Open questions for discussion and an opening for feedback.
In this proposal we have typed circuits as QuantumCircuit
. It would be possible to extend this to a CircuitLike
class which could be as simple as Union[QuantumCircuit, str]
to explicitly allow OpenQASM3 circuits as first-class inputs.
A consequence of switching to the concept of PUBs (mentioned in PUBs) is that this will allow us to introduce the .run()
method into BasePrimitive
class BasePrimitive(ABC, Generic[T]):
...
def run(self, T | Iterable[T], **options) -> List[PubResult]:
...
BindingsArray
is somewhat constrained by how Parameters
currently work in Qiskit, namely, there is no support for array-valued inputs in the same way that there is in OpenQASM 3; BindingsArray
assumes that every parameter represents a single number like a float
or an int
.
One solution could be to extend the class to allow different sub-arrays to have extra dimensions.

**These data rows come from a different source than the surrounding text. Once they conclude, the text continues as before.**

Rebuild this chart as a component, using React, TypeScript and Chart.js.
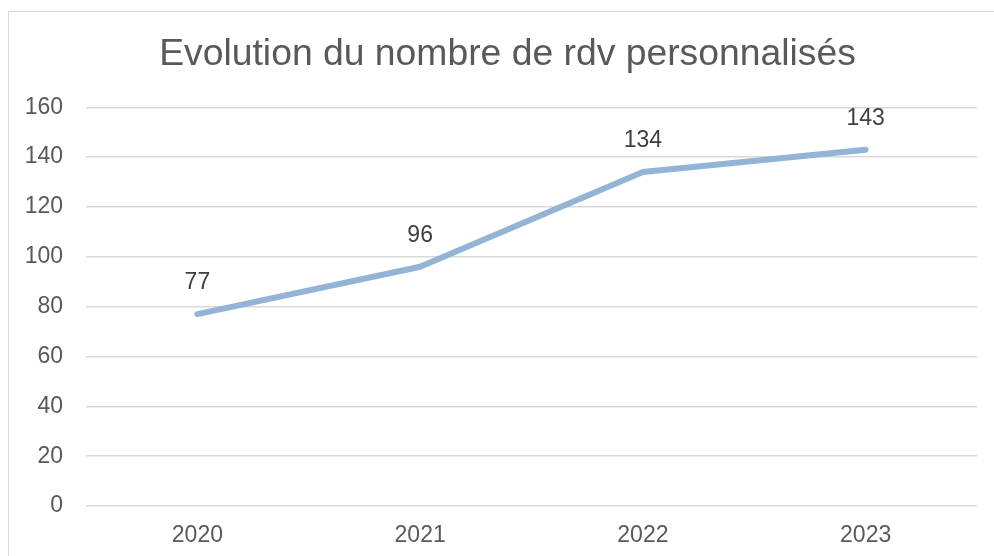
import React, { useEffect, useRef } from "react";
import { Chart, registerables } from "chart.js";

Chart.register(...registerables);

const TITLE = "Evolution du nombre de rdv personnalisés";
const categories = ["2020", "2021", "2022", "2023"];
const rdvValues = [77, 96, 134, 143];
const yMin = 0;
const yMax = 160;
const yStep = 20;

const FONT = "'Liberation Sans', Arial, Helvetica, sans-serif";

const dataLabelPlugin = {
  id: "dataLabels",
  afterDatasetsDraw(chart: any) {
    const ctx = chart.ctx;
    chart.data.datasets.forEach((ds: any, i: number) => {
      const meta = chart.getDatasetMeta(i);
      meta.data.forEach((pt: any, j: number) => {
        ctx.save();
        ctx.font = `23px ${FONT}`;
        ctx.fillStyle = "#404040";
        ctx.textAlign = "center";
        ctx.textBaseline = "middle";
        ctx.fillText(String(ds.data[j]), pt.x, pt.y - 31);
        ctx.restore();
      });
    });
  },
};

const titlePlugin = {
  id: "customTitle",
  afterDraw(chart: any) {
    const ctx = chart.ctx;
    ctx.save();
    ctx.font = `37.3px ${FONT}`;
    ctx.fillStyle = "#595959";
    ctx.textAlign = "center";
    ctx.textBaseline = "middle";
    ctx.fillText(TITLE, 498.5, 43);
    ctx.restore();
  },
};

export default function App() {
  const ref = useRef<HTMLCanvasElement>(null);
  useEffect(() => {
    if (!ref.current) return;
    const chart = new Chart(ref.current, {
      type: "line",
      data: {
        labels: categories,
        datasets: [
          {
            label: "rdv",
            data: rdvValues,
            borderColor: "#93B4D5",
            borderWidth: 6,
            borderCapStyle: "round",
            borderJoinStyle: "round",
            pointRadius: 0,
            pointHoverRadius: 0,
            tension: 0,
            fill: false,
          },
        ],
      },
      options: {
        responsive: false,
        animation: false,
        layout: { padding: { left: 0, right: 17, top: 95.3, bottom: 0 } },
        plugins: {
          legend: { display: false },
          tooltip: { enabled: false },
          title: { display: false },
        },
        scales: {
          x: {
            offset: true,
            grid: { display: false, drawTicks: false },
            border: { display: false },
            ticks: {
              color: "#595959",
              font: { family: FONT, size: 23 },
              padding: 16,
              maxRotation: 0,
            },
            afterFit(scale: any) {
              scale.height = 50;
            },
          },
          y: {
            min: yMin,
            max: yMax,
            grid: { color: "#d9d9d9", lineWidth: 1.5, drawTicks: false },
            border: { display: false },
            ticks: {
              stepSize: yStep,
              color: "#595959",
              font: { family: FONT, size: 23 },
              padding: 23,
            },
            afterFit(scale: any) {
              scale.width = 77;
            },
          },
        },
      },
      plugins: [dataLabelPlugin, titlePlugin],
    });
    return () => chart.destroy();
  }, []);

  return (
    <div
      style={{
        position: "fixed",
        left: 8,
        top: 11,
        width: 986,
        height: 545,
        borderTop: "1px solid #d9d9d9",
        borderLeft: "1px solid #d9d9d9",
        overflow: "hidden",
        background: "#fff",
      }}
    >
      <canvas ref={ref} width={985} height={544} style={{ display: "block", width: 985, height: 544 }} />
    </div>
  );
}
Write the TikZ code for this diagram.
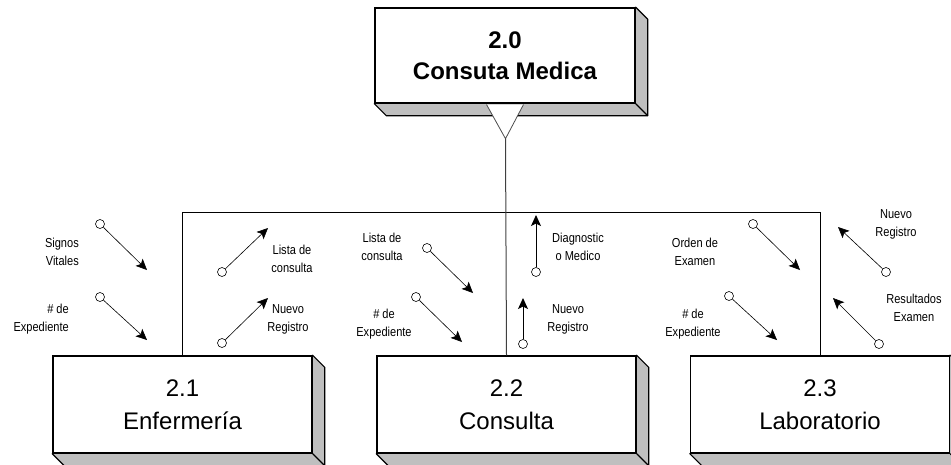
\documentclass[tikz,border=0pt]{standalone}
\usepackage{fontspec}
\setmainfont{Liberation Sans}
\newfontfamily\couplefont[FakeStretch=0.85]{Liberation Sans}
\usetikzlibrary{arrows.meta,calc,backgrounds}

\begin{document}
\begin{tikzpicture}[x=1pt,y=-1pt,
  proc/.style={draw=black, line width=1.4pt, fill=white, inner sep=0pt,
    minimum width=259pt, minimum height=97pt, align=center,
    font=\fontsize{24}{33}\selectfont},
  side/.style={fill=black!25, draw=black, line width=1.2pt, line join=round},
  bus/.style={draw=black, line width=1pt},
  cup/.style={circle, draw=black, line width=0.6pt, fill=white, inner sep=0pt, minimum size=9pt},
  flow/.style={draw=black, line width=0.6pt,
    -{Stealth[length=11pt,width=10pt,inset=2.5pt]}},
  lbl/.style={font=\couplefont\fontsize{13}{18}\selectfont, align=center, inner sep=0pt}
]
\useasboundingbox (0,0) rectangle (951,464);
\clip (0,0) rectangle (951,464);

% process boxes
\node[proc, minimum width=260pt, minimum height=95pt,
  font=\bfseries\fontsize{24}{31}\selectfont] (top) at (505,55.5) {2.0\\Consuta Medica};
\node[proc] (b1) at (182.5,404.5) {2.1\\Enfermería};
\node[proc] (b2) at (506.5,404.5) {2.2\\Consulta};
\node[proc] (b3) at (820,404.5) {2.3\\Laboratorio};

% 3D depth faces behind the boxes
\begin{scope}[on background layer]
\foreach \n in {top,b1,b2,b3}{
  \path[side] (\n.north east) -- ++(12,12) -- ($(\n.south east)+(12,12)$)
    -- ($(\n.south west)+(12,12)$) -- (\n.south west) -- cycle;
  \draw[line width=1.2pt] (\n.south east) -- ++(12,12);
}
\end{scope}

% decomposition connector
\coordinate (apex) at ($(top.south)+(0.5,35)$);
\coordinate (tl) at ($(top.south)+(-18.5,0.8)$);
\coordinate (tr) at ($(top.south)+(18.5,0.8)$);
\filldraw[fill=white, draw=black!70, line width=0.8pt] (tl) -- (apex) -- (tr);
\coordinate (bus) at (0,212);
\draw[bus] (b1.north) -- (b1.north |- bus) -- (b3.north |- bus) -- (b3.north);
\draw[bus, draw=black!75] (apex) -- (b2.north);

% data couples
\node[cup] (c1) at (100,224) {};  \coordinate (t1) at (147,270);
\node[cup] (c2) at (100,297) {};  \coordinate (t2) at (147,340);
\node[cup] (c3) at (222,272) {};  \coordinate (t3) at (268,228);
\node[cup] (c4) at (222,343) {};  \coordinate (t4) at (268,298);
\node[cup] (c5) at (427,248) {};  \coordinate (t5) at (473,293);
\node[cup] (c6) at (416,297) {};  \coordinate (t6) at (462,342);
\node[cup] (c7) at (536,272) {};  \coordinate (t7) at (536,215);
\node[cup] (c8) at (523,344) {};  \coordinate (t8) at (523,298);
\node[cup] (c9) at (753,224) {};  \coordinate (t9) at (800,270);
\node[cup] (c10) at (729,296) {}; \coordinate (t10) at (777,340);
\node[cup] (c11) at (886,272) {}; \coordinate (t11) at (838,227);
\node[cup] (c12) at (879,344) {}; \coordinate (t12) at (833,298);

\foreach \i in {1,2,3,4,5,6,9,10,11,12}{ \draw[flow] (c\i) -- (t\i); }
\foreach \i in {7,8}{ \draw[flow, line width=1pt] (c\i) -- (t\i); }

% couple labels
\node[lbl, anchor=east, align=right] (l1) at (79,252) {Signos\\Vitales};
\node[lbl, anchor=east, align=right] (l2) at (69,319) {\# de\\Expediente};
\node[lbl] (l3) at (292,259) {Lista de\\consulta};
\node[lbl] (l4) at (288,319) {Nuevo\\Registro};
\node[lbl] (l5) at (382,247) {Lista de\\consulta};
\node[lbl] (l6) at (384,324) {\# de\\Expediente};
\node[lbl] (l7) at (578,247) {Diagnostic\\o Medico};
\node[lbl] (l8) at (568,319) {Nuevo\\Registro};
\node[lbl] (l9) at (695,252) {Orden de\\Examen};
\node[lbl] (l10) at (693,324) {\# de\\Expediente};
\node[lbl] (l11) at (896,224) {Nuevo\\Registro};
\node[lbl] (l12) at (914,308) {Resultados\\Examen};
\end{tikzpicture}
\end{document}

For example, for an input angle-array input array[angle, 15] foo;
, and for a bindings array with shape (30, 20)
, the corresponding array could have shape (30, 20, 1, 15)
, where the singleton dimension exists to express that it is targetting a single input
.
Another generalization is to allow broadcastable shapes inside of a single BindingsArray
.
For example, one could have one array with shape (1, 4, 5)
for five parameters, and another with shape (3, 1, 2)
for two parameters, resulting in a bindings array with shape (3, 4)
.
The advantage of this is allowing sparser representations of bindings arrays, and also specifying "fast" and "slow" parameters.